Identifying non- per-and polyfluoroalkyl substances (PFAS) surfactant or surfactant mixtures that combines the necessary low surface tensions against fuel and air to make the spreading coefficient positive is a significant hurdle; hence new paradigms and formulations to suppress fuel fires are urgently needed.

This work will aid in the identification and development of PFAS-free firefighting formulations from mixtures of soluble anionic siloxanes and either cationic siloxanes or cationic quaternary ammonium surfactants capable of synergistically lowering the surface tension. Previous work has shown that many non-equimolar mixtures of soluble anionic and cationic surfactants ion pair in solution to form pseudo double-tailed catanionic surfactants, resulting in 2-3 order of magnitude decrease in the critical micelle concentration (CMC) and a 5 - 10 mN/m decrease in surface tension relative to the individual surfactants. Recently developed anionic siloxanes and commercial cationic siloxanes have surface tensions in the 20 – 25 mN/m range which may decrease sufficiently on mixing to reach those of perfluorinated surfactants leading to a positive spreading coefficient to aid in sealing of the foam blanket and prevention of burn back (Task 1). In parallel, the project team will use fundamental rheology-based design principles to enhance foam stability against coarsening by meeting the Gibbs criteria for bubble stability by reducing surface tension and increasing the dilatational modulus, particularly at low frequencies (long time scales) using the catanionic surfactant mixtures (Task 2). Coalescence, or rupture of the aqueous surfactant stabilized films between bubbles can be inhibited due to the increase in the film disjoining pressure through nanoparticle-like bilayer vesicles formed at concentrations above the catanionic mixture CMC. The combination of lower surface tension, higher dilatational moduli and spontaneous vesicle formation will result in rapidly formed yet stable foam blankets to suppress fires, even if the criterion of spontaneous spreading is not achieved. The project team will make use of capillary micro tensiometers and microfluidic devices unique to the labs to measure the equilibrium surface and interfacial tensions, rates of surfactant adsorption, and the frequency dependent dilatational moduli of these catanionic mixtures and correlate these parameters with foam generation, stability and lifetimes measured with microfluidic devices from WP19-1407 and a conventional foam tester. Finally, the project team will incorporate ecotoxicity and life cycle analysis studies, to ensure long term sustainability of the candidate surfactant mixtures (Task 3).
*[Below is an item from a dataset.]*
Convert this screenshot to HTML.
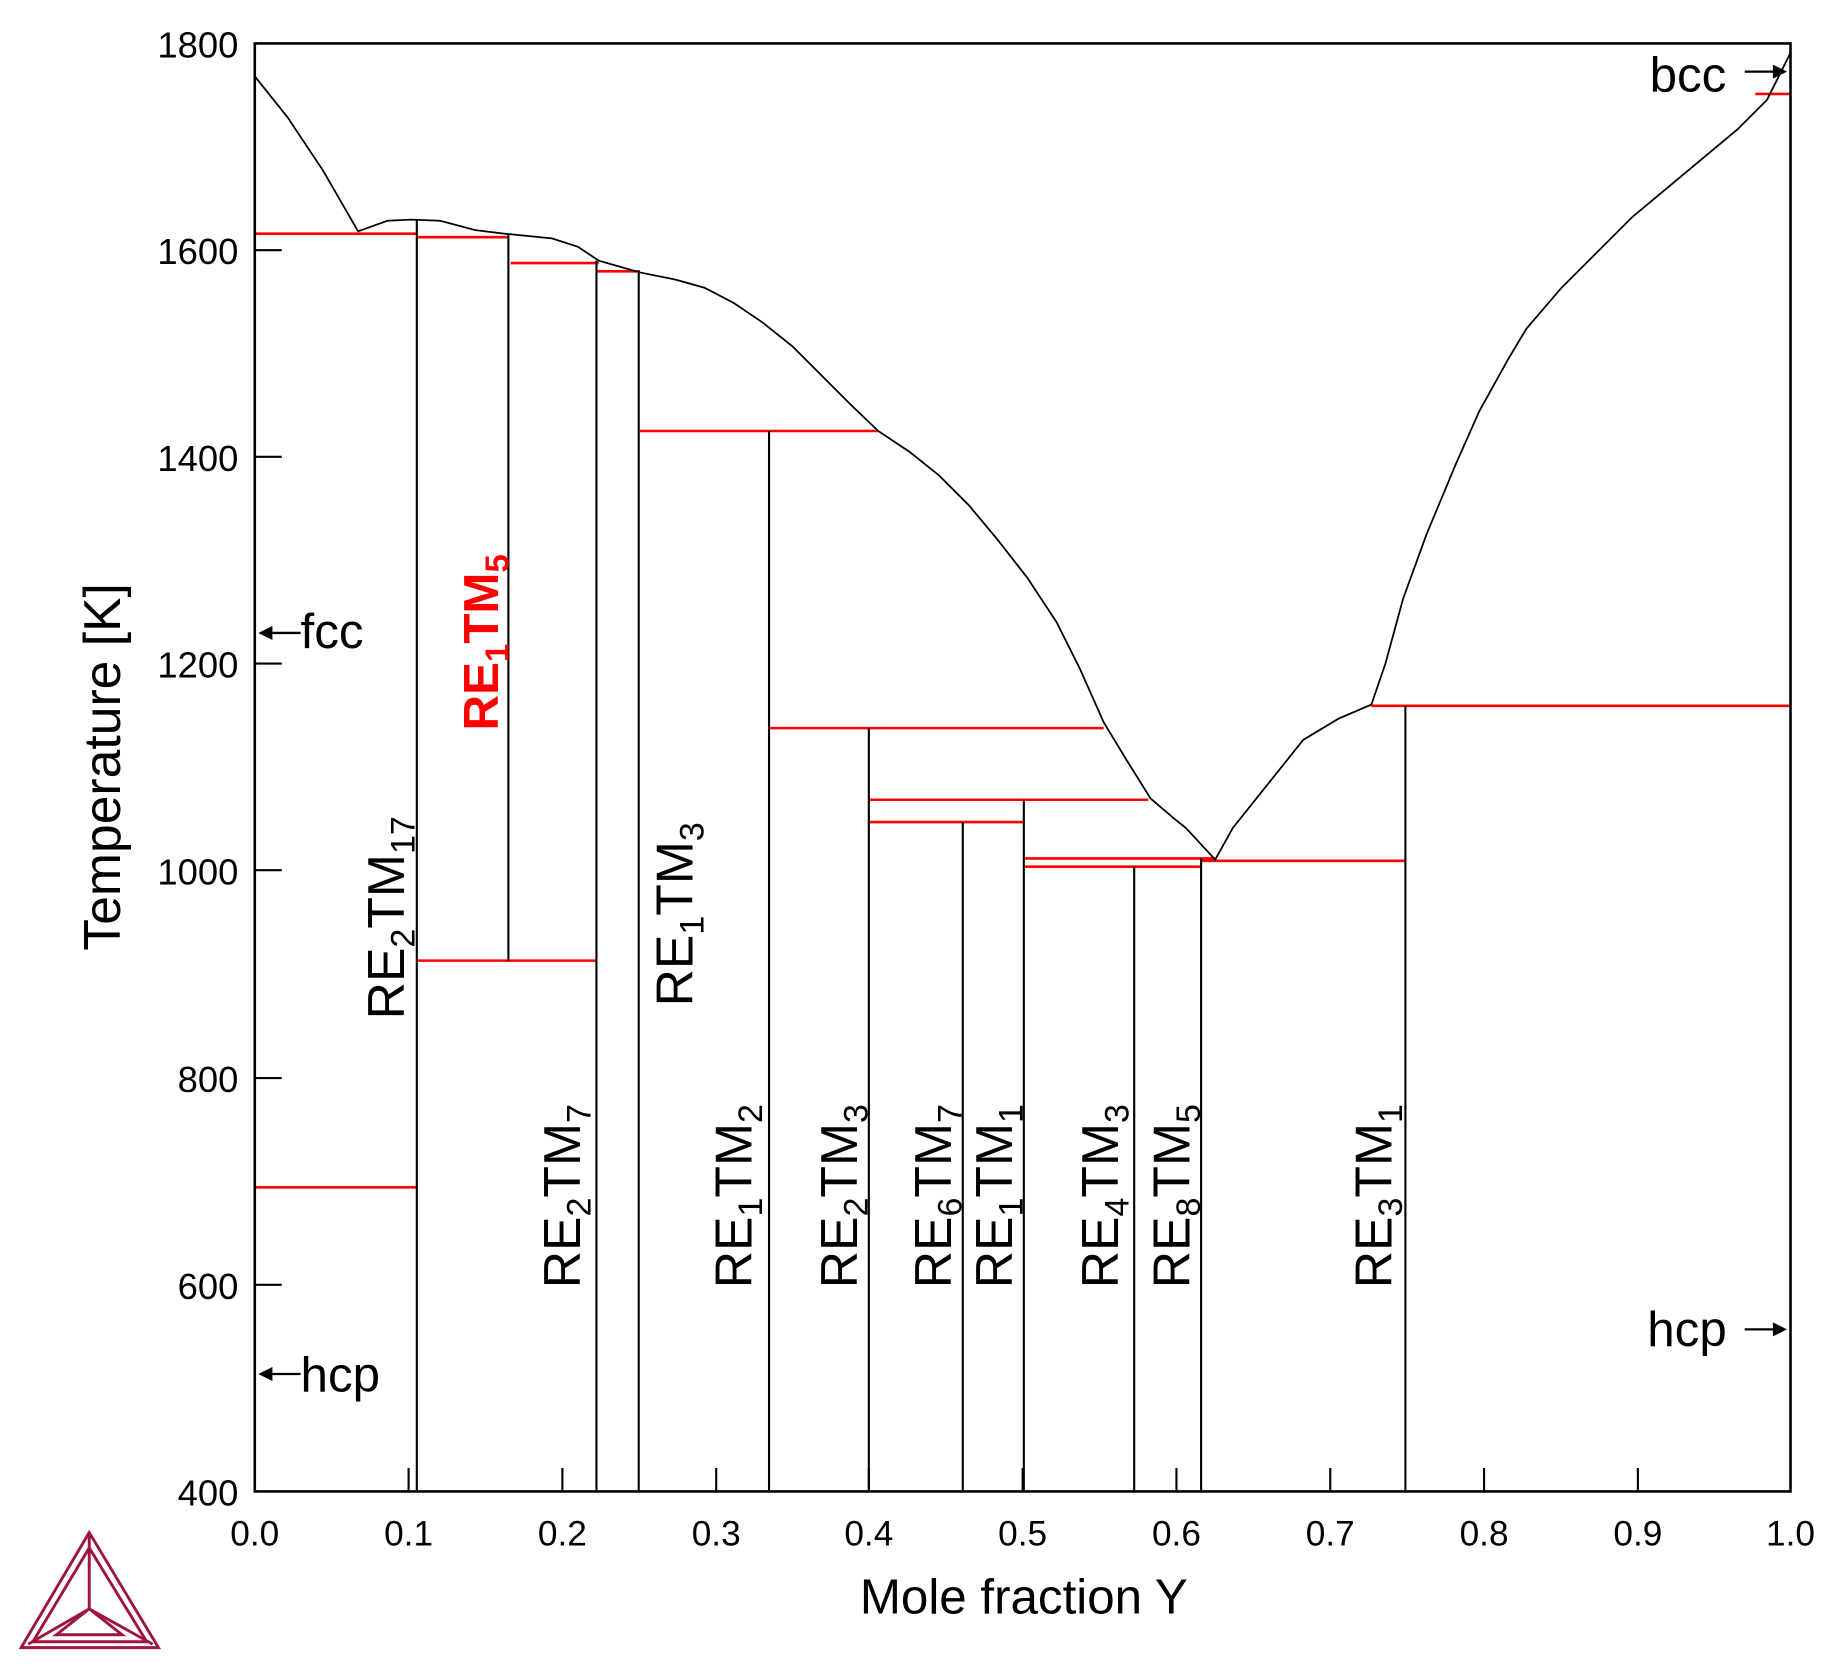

Successful completion of this project will result in new paradigms for creating PFAS-free firefighting foams with enhanced stability against coarsening and coalescence from synergistic mixtures of anionic and cationic surfactants. The project will also provide fundamental understanding of the rheological properties of catanionic surfactant mixtures and how these properties are related to molecular parameters. The work will focus on scenarios described in the Statement of Need to determine optimized surfactant formulations at temperatures from 0°C to 60°C, in saltwater and freshwater environments, and in the presence of varied fuel types and the role of transport of fuels and vapors through the catanionic surfactant foam layers.